Tennessee “Residency” Case to be heard by U.S. Supreme Court.
The U.S. Supreme Court will review a February, 2018 determination from the U.S. Court of Appeals for the 6th Circuit (Middle District of Tennessee) which held that residency requirements for alcohol beverage licenses are unconstitutional. The Supreme Court’s ruling in this case could significantly impact the regulation of alcohol and state licensing throughout the country. Under Tennessee law, an applicant for a retail liquor license must have been a resident of Tennessee for at least two years prior to making application for a license. For corporations and other business entities, the 2-year requirement applies to any officer, director or shareholder of the company. Two out-of-state applicants, including Total Wine, filed applications for licensure and the matter ended up in the federal court system captioned as Byrd v. Tennessee Wine and Spirits Retailers Association. The U.S. Court of Appeals for the 6th Circuit ultimately determined the residency requirements violated the “dormant” Commerce Clause.
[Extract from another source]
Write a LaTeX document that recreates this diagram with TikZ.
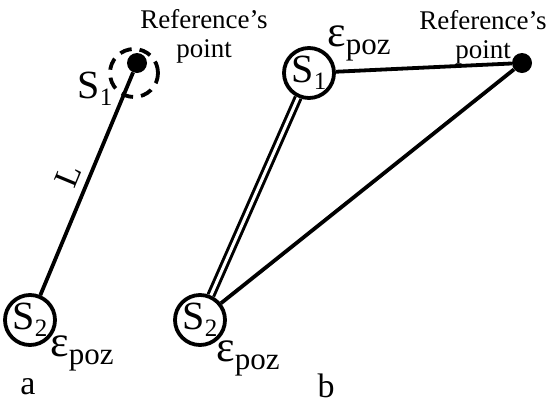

There has been a split in the federal courts over this issue in recent years, and it is expected the Supreme Court will resolve this split and provide more clear guidance on these residency requirements going forward.
The decision will impact Pennsylvania which has similar requirements for retail licenses. Under the Pennsylvania Liquor Code, any individual applying to hold a retail (restaurant, hotel, club or retail dispenser) license must show he or she has been a Pennsylvania resident for at least two years preceding the application; however, if the applicant is a company, the applicant must only show the company was formed in Pennsylvania or holds a certificate of authority to transact business in Pennsylvania. With respect to distributor licenses, Pennsylvania law requires applicants to be Pennsylvania residents at the time of making application and, in the case of corporations, all the officers and directors must be residents of Pennsylvania and at least 51% of the company must be owned by individuals who are residents of Pennsylvania. Individuals who are not residents are limited to ownership of no more than 49% of the company.